Directions for this task: Transcribe the full listing exactly, and drop every picture.

· · · · · · ·

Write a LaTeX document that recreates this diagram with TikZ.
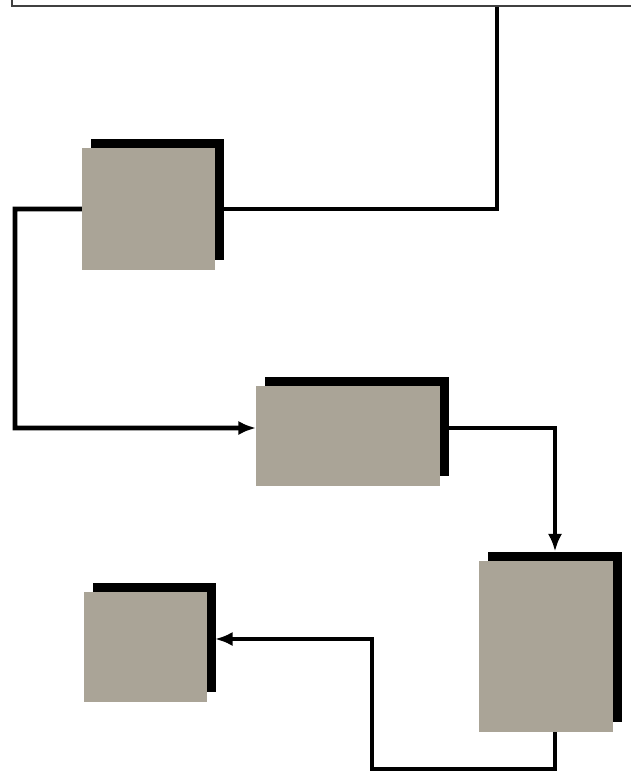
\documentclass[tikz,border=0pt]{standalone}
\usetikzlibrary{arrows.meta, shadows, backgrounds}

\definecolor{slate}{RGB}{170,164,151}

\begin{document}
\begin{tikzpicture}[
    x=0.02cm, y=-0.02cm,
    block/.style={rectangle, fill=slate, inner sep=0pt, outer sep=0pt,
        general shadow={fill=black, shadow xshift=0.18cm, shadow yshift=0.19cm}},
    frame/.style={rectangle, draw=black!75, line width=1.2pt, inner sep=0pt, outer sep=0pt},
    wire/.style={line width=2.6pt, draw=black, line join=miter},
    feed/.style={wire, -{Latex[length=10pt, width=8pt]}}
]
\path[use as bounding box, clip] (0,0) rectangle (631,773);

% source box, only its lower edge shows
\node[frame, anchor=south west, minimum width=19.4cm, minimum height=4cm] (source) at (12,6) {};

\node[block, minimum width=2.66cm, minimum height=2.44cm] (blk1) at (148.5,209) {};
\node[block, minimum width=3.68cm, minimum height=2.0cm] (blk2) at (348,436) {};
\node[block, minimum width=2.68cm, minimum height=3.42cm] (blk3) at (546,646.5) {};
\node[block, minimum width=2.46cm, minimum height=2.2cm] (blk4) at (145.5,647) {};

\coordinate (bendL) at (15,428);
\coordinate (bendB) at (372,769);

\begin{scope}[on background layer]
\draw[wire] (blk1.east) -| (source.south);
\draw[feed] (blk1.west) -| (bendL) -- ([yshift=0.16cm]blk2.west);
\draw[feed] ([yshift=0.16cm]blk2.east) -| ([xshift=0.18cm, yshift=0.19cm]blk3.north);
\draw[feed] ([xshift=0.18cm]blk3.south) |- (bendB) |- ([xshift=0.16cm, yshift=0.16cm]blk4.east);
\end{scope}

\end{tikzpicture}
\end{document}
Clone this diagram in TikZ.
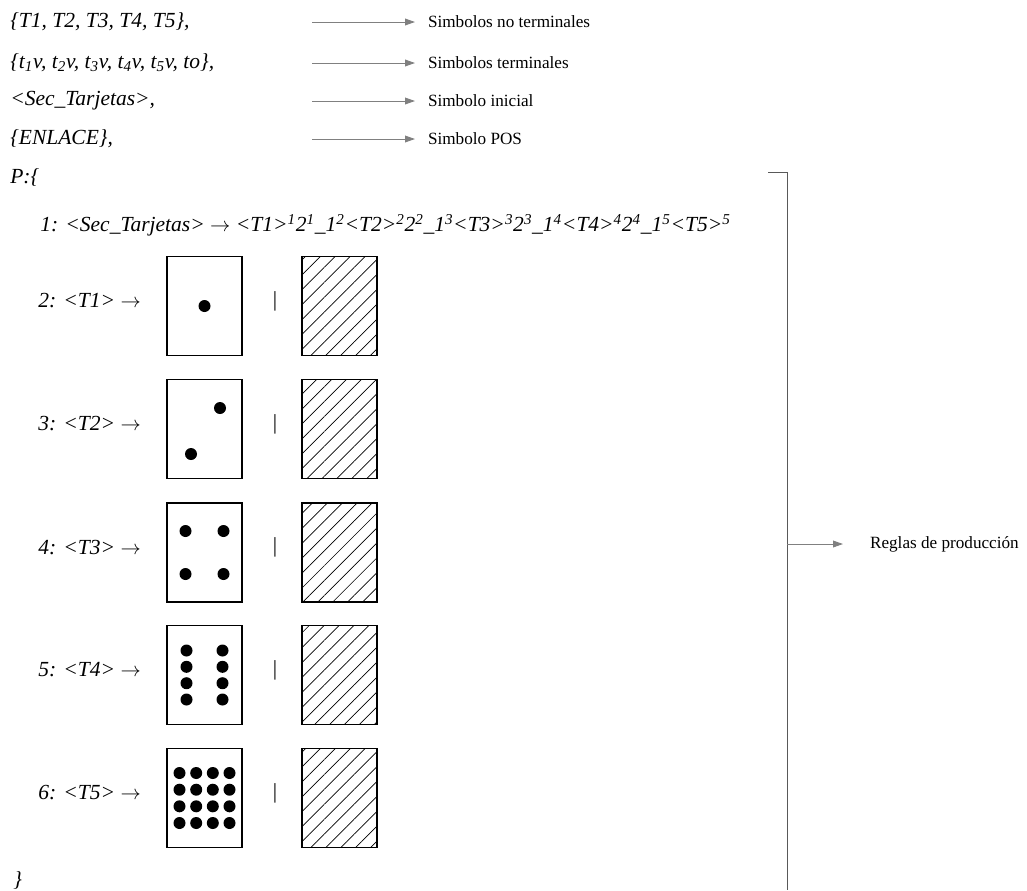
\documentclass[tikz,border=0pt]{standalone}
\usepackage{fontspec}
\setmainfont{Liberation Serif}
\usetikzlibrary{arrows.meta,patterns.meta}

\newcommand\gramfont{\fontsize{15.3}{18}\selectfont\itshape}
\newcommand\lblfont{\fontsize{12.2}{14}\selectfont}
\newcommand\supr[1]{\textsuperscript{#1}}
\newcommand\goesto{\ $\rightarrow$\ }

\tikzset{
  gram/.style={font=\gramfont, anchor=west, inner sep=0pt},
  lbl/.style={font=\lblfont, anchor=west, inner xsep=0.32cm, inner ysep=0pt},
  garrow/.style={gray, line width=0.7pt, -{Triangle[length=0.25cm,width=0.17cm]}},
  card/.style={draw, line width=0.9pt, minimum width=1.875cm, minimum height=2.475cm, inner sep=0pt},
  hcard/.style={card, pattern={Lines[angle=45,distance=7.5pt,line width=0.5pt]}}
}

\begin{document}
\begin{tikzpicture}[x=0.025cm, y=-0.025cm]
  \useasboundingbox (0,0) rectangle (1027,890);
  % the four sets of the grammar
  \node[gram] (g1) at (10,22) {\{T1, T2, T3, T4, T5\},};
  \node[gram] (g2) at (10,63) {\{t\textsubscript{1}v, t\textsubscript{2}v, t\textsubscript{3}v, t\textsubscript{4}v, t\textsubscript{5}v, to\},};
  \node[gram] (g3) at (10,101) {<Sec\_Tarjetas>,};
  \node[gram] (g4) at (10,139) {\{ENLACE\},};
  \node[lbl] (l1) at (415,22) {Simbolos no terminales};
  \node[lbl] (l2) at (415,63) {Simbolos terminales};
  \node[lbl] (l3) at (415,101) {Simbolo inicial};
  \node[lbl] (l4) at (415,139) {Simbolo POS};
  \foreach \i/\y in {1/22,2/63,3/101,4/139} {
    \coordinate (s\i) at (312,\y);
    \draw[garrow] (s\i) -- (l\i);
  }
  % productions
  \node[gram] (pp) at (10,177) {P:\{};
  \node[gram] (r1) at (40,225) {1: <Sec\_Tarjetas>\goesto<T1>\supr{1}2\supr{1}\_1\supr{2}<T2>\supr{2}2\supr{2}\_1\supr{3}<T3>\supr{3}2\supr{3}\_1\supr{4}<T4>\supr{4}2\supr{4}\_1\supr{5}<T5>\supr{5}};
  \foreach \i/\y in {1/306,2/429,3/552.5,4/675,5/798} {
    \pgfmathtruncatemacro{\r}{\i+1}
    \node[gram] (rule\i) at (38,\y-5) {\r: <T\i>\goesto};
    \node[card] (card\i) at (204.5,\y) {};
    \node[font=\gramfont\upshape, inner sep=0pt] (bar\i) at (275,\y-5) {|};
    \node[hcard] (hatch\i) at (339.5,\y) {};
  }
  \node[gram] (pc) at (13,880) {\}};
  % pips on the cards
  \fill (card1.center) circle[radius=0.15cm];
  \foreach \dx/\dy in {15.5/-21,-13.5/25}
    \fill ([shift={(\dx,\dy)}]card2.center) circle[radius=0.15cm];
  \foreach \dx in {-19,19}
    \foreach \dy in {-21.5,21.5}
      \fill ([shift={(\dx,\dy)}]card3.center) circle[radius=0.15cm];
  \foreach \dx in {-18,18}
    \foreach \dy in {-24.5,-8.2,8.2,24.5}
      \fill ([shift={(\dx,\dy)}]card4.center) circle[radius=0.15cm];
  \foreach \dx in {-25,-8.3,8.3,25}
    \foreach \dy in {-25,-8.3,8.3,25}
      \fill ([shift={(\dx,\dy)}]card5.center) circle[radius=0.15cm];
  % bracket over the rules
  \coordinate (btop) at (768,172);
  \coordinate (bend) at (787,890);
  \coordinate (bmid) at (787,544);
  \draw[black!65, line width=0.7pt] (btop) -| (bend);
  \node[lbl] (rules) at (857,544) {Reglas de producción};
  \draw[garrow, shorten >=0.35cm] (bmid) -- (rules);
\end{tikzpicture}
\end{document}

· · · · · · ·

Problem solution:
Write a LaTeX document that recreates this diagram with TikZ.
\documentclass[tikz,border=0pt]{standalone}
\usetikzlibrary{arrows.meta, shadows, backgrounds}

\definecolor{slate}{RGB}{170,164,151}

\begin{document}
\begin{tikzpicture}[
    x=0.02cm, y=-0.02cm,
    block/.style={rectangle, fill=slate, inner sep=0pt, outer sep=0pt,
        general shadow={fill=black, shadow xshift=0.18cm, shadow yshift=0.19cm}},
    frame/.style={rectangle, draw=black!75, line width=1.2pt, inner sep=0pt, outer sep=0pt},
    wire/.style={line width=2.6pt, draw=black, line join=miter},
    feed/.style={wire, -{Latex[length=10pt, width=8pt]}}
]
\path[use as bounding box, clip] (0,0) rectangle (631,773);

% source box, only its lower edge shows
\node[frame, anchor=south west, minimum width=19.4cm, minimum height=4cm] (source) at (12,6) {};

\node[block, minimum width=2.66cm, minimum height=2.44cm] (blk1) at (148.5,209) {};
\node[block, minimum width=3.68cm, minimum height=2.0cm] (blk2) at (348,436) {};
\node[block, minimum width=2.68cm, minimum height=3.42cm] (blk3) at (546,646.5) {};
\node[block, minimum width=2.46cm, minimum height=2.2cm] (blk4) at (145.5,647) {};

\coordinate (bendL) at (15,428);
\coordinate (bendB) at (372,769);

\begin{scope}[on background layer]
\draw[wire] (blk1.east) -| (source.south);
\draw[feed] (blk1.west) -| (bendL) -- ([yshift=0.16cm]blk2.west);
\draw[feed] ([yshift=0.16cm]blk2.east) -| ([xshift=0.18cm, yshift=0.19cm]blk3.north);
\draw[feed] ([xshift=0.18cm]blk3.south) |- (bendB) |- ([xshift=0.16cm, yshift=0.16cm]blk4.east);
\end{scope}

\end{tikzpicture}
\end{document}
Clone this diagram in TikZ.
\documentclass[tikz,border=0pt]{standalone}
\usepackage{fontspec}
\setmainfont{Liberation Serif}
\usetikzlibrary{arrows.meta,patterns.meta}

\newcommand\gramfont{\fontsize{15.3}{18}\selectfont\itshape}
\newcommand\lblfont{\fontsize{12.2}{14}\selectfont}
\newcommand\supr[1]{\textsuperscript{#1}}
\newcommand\goesto{\ $\rightarrow$\ }

\tikzset{
  gram/.style={font=\gramfont, anchor=west, inner sep=0pt},
  lbl/.style={font=\lblfont, anchor=west, inner xsep=0.32cm, inner ysep=0pt},
  garrow/.style={gray, line width=0.7pt, -{Triangle[length=0.25cm,width=0.17cm]}},
  card/.style={draw, line width=0.9pt, minimum width=1.875cm, minimum height=2.475cm, inner sep=0pt},
  hcard/.style={card, pattern={Lines[angle=45,distance=7.5pt,line width=0.5pt]}}
}

\begin{document}
\begin{tikzpicture}[x=0.025cm, y=-0.025cm]
  \useasboundingbox (0,0) rectangle (1027,890);
  % the four sets of the grammar
  \node[gram] (g1) at (10,22) {\{T1, T2, T3, T4, T5\},};
  \node[gram] (g2) at (10,63) {\{t\textsubscript{1}v, t\textsubscript{2}v, t\textsubscript{3}v, t\textsubscript{4}v, t\textsubscript{5}v, to\},};
  \node[gram] (g3) at (10,101) {<Sec\_Tarjetas>,};
  \node[gram] (g4) at (10,139) {\{ENLACE\},};
  \node[lbl] (l1) at (415,22) {Simbolos no terminales};
  \node[lbl] (l2) at (415,63) {Simbolos terminales};
  \node[lbl] (l3) at (415,101) {Simbolo inicial};
  \node[lbl] (l4) at (415,139) {Simbolo POS};
  \foreach \i/\y in {1/22,2/63,3/101,4/139} {
    \coordinate (s\i) at (312,\y);
    \draw[garrow] (s\i) -- (l\i);
  }
  % productions
  \node[gram] (pp) at (10,177) {P:\{};
  \node[gram] (r1) at (40,225) {1: <Sec\_Tarjetas>\goesto<T1>\supr{1}2\supr{1}\_1\supr{2}<T2>\supr{2}2\supr{2}\_1\supr{3}<T3>\supr{3}2\supr{3}\_1\supr{4}<T4>\supr{4}2\supr{4}\_1\supr{5}<T5>\supr{5}};
  \foreach \i/\y in {1/306,2/429,3/552.5,4/675,5/798} {
    \pgfmathtruncatemacro{\r}{\i+1}
    \node[gram] (rule\i) at (38,\y-5) {\r: <T\i>\goesto};
    \node[card] (card\i) at (204.5,\y) {};
    \node[font=\gramfont\upshape, inner sep=0pt] (bar\i) at (275,\y-5) {|};
    \node[hcard] (hatch\i) at (339.5,\y) {};
  }
  \node[gram] (pc) at (13,880) {\}};
  % pips on the cards
  \fill (card1.center) circle[radius=0.15cm];
  \foreach \dx/\dy in {15.5/-21,-13.5/25}
    \fill ([shift={(\dx,\dy)}]card2.center) circle[radius=0.15cm];
  \foreach \dx in {-19,19}
    \foreach \dy in {-21.5,21.5}
      \fill ([shift={(\dx,\dy)}]card3.center) circle[radius=0.15cm];
  \foreach \dx in {-18,18}
    \foreach \dy in {-24.5,-8.2,8.2,24.5}
      \fill ([shift={(\dx,\dy)}]card4.center) circle[radius=0.15cm];
  \foreach \dx in {-25,-8.3,8.3,25}
    \foreach \dy in {-25,-8.3,8.3,25}
      \fill ([shift={(\dx,\dy)}]card5.center) circle[radius=0.15cm];
  % bracket over the rules
  \coordinate (btop) at (768,172);
  \coordinate (bend) at (787,890);
  \coordinate (bmid) at (787,544);
  \draw[black!65, line width=0.7pt] (btop) -| (bend);
  \node[lbl] (rules) at (857,544) {Reglas de producción};
  \draw[garrow, shorten >=0.35cm] (bmid) -- (rules);
\end{tikzpicture}
\end{document}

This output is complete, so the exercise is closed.